By Joseph So on August 8, 2017

Pavlo Hunka (Photo courtesy UASP)
Pavlo Hunka (Photo courtesy UASP)

For Toronto art song lovers, the summer of 2017 is particularly bountiful. Last month, we had the good fortune of hearing Finnish soprano Soile Isokoski in recital, who was here to mentor young artists in the Toronto Summer Music Festival Art of Song program. Now we welcome back British-Ukrainian bass-baritone Pavlo Hunka, who is in town to spearhead the inaugural Ukrainian Art Song Summer Institute (Aug. 7—13) at the Royal Conservatory’s Telus Centre For Performance and Learning.
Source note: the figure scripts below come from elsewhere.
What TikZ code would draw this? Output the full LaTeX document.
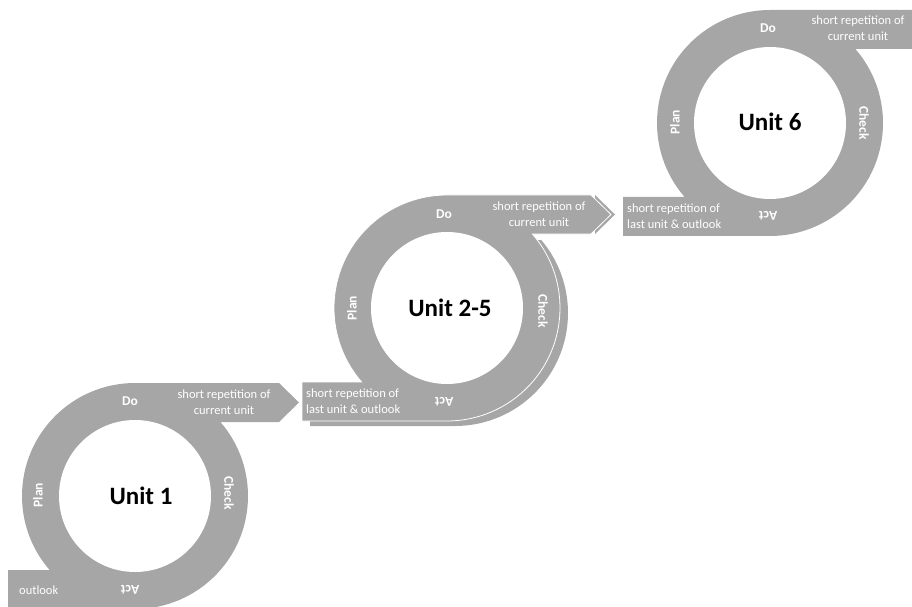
\documentclass[tikz,border=0pt]{standalone}
\usepackage{fontspec}
\setmainfont{Carlito}
\usetikzlibrary{calc}
\definecolor{ringgray}{HTML}{A6A6A6}
\tikzset{
  phase/.style={text=white,font=\fontsize{13.5}{15}\selectfont\bfseries,inner sep=0pt},
  unitlabel/.style={font=\fontsize{25}{28}\selectfont\bfseries,inner sep=0pt},
  note/.style={text=white,font=\fontsize{12.5}{16}\selectfont,inner sep=0pt},
  ringfront/.style={fill=ringgray,draw=white,line width=0.8pt},
  ringback/.style={fill=ringgray},
  hole/.style={fill=white},
}
\pgfmathsetmacro\al{asin(74/113)}
\newcommand{\ringpath}[3]{%
  (#1,#2+113) -- (#1+144,#2+113) -- (#1+164,#2+93.5) -- (#1+144,#2+74)
  -- ($(#1,#2)+(\al:113)$) arc[start angle=\al,end angle=-90,radius=113]
  -- (#1-#3,#2-113) -- (#1-#3,#2-74)
  -- ($(#1,#2)+(180+\al:113)$) arc[start angle=180+\al,end angle=90,radius=113] -- cycle}
\begin{document}
\begin{tikzpicture}[x=1pt,y=1pt]
\useasboundingbox (0,0) rectangle (912,606);
\clip (0,0) rectangle (912,606);

% ---------- Unit 1 ----------
\fill[ringgray] \ringpath{135}{110}{127};
\fill[hole] (135,110) circle[radius=76];
\node[unitlabel] (u1) at (141,110) {Unit 1};
\node[phase] (do1) at (130,205) {Do};
\node[phase,rotate=-90] (check1) at (229,113) {Check};
\node[phase,rotate=90] (plan1) at (38,111) {Plan};
\node[phase,rotate=180] (act1) at (130,16) {Act};
\node[note,align=center] (top1) at (224,204) {short repetition of\\current unit};
\node[note,anchor=west] (bot1) at (19,16) {outlook};

% ---------- Unit 2-5 ----------
\begin{scope}
\clip (0,0) rectangle (912,366);
\begin{scope}[shift={(8,-5)}]
\fill[ringback] \ringpath{447}{298}{145};
\end{scope}
\end{scope}
\fill[ringback] (595,411) -- (615,391.5) -- (595,372) -- cycle;
\filldraw[ringfront] \ringpath{447}{298}{145};
\fill[hole] (447,298) circle[radius=76];
\node[unitlabel] (u2) at (450,298) {Unit 2-5};
\node[phase] (do2) at (444,392) {Do};
\node[phase,rotate=-90] (check2) at (543,295) {Check};
\node[phase,rotate=90] (plan2) at (352,298) {Plan};
\node[phase,rotate=180] (act2) at (444,204) {Act};
\node[note,align=center] (top2) at (539,392) {short repetition of\\current unit};
\node[note,align=left,anchor=west] (bot2) at (306,205) {short repetition of\\last unit \& outlook};

% ---------- Unit 6 ----------
\fill[ringgray] \ringpath{770}{483}{147};
\fill[hole] (770,483) circle[radius=76];
\node[unitlabel] (u6) at (770,484) {Unit 6};
\node[phase] (do6) at (768,578) {Do};
\node[phase,rotate=-90] (check6) at (864,483) {Check};
\node[phase,rotate=90] (plan6) at (675,484) {Plan};
\node[phase,rotate=180] (act6) at (768,390) {Act};
\node[note,align=center] (top6) at (858,578) {short repetition of\\current unit};
\node[note,align=left,anchor=west] (bot6) at (627,390) {short repetition of\\last unit \& outlook};
\end{tikzpicture}
\end{document}
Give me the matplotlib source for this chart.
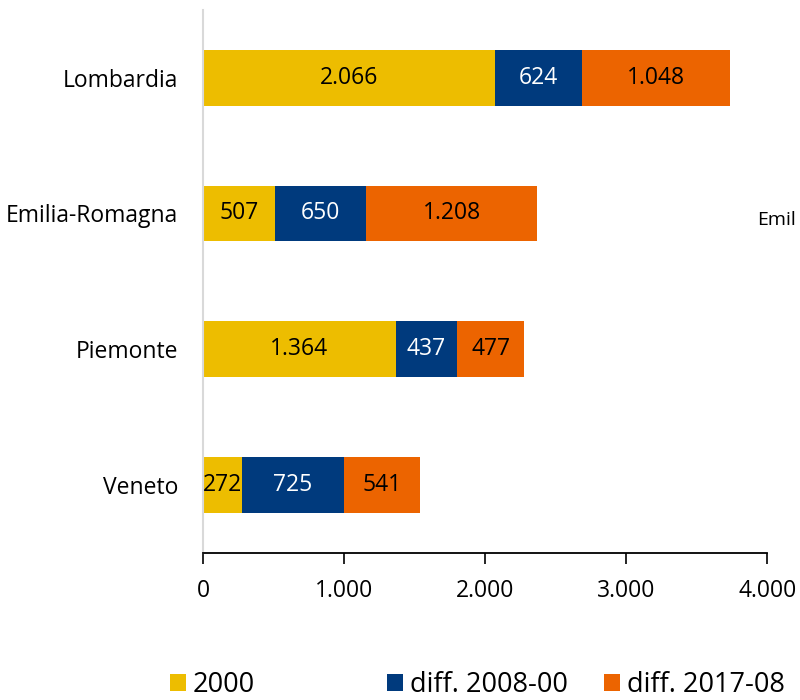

Pavlo Hunka is, of course, a familiar figure to Toronto opera lovers. He has sung with distinction as guest artist with the Canadian Opera Company: as Falstaff, Hunding, Alberich, Wozzeck, Golaud, and Siskov in Janacek’s From the House of the Dead. A frequent visitor to Toronto, he is the founder of the Ukrainian Art Song Project, established in 2004. The goal of the UASP is to introduce to the music world the vast treasures of Ukrainian art song. Under the stewardship of Hunka, UASP will record and publish over 1,000 art songs by more than 26 Ukrainian composers.

Hunka was in Toronto last March to give a recital of Ukrainian art songs based on texts by William Shakespeare and Ukrainian poet Taras Shevchenko—I interviewed him at the time about his plans for the Summer Institute. The Institute offers an intensive immersion into the Ukrainian art song repertoire: nine young emerging artists are participating—Natalya Gennadi, Laura McAlpine, Viktoriia Melnyk, Tasha Meisami-Farivar, Andrew Skitko, Oleksandra Verzole, David McCune, Ariane Meredith, and Taras Chmil. The faculty includes Hunka, pianist Albert Krywolt, ensemble conductor Melanie Turgeon, and pianist Robert Kortgaard.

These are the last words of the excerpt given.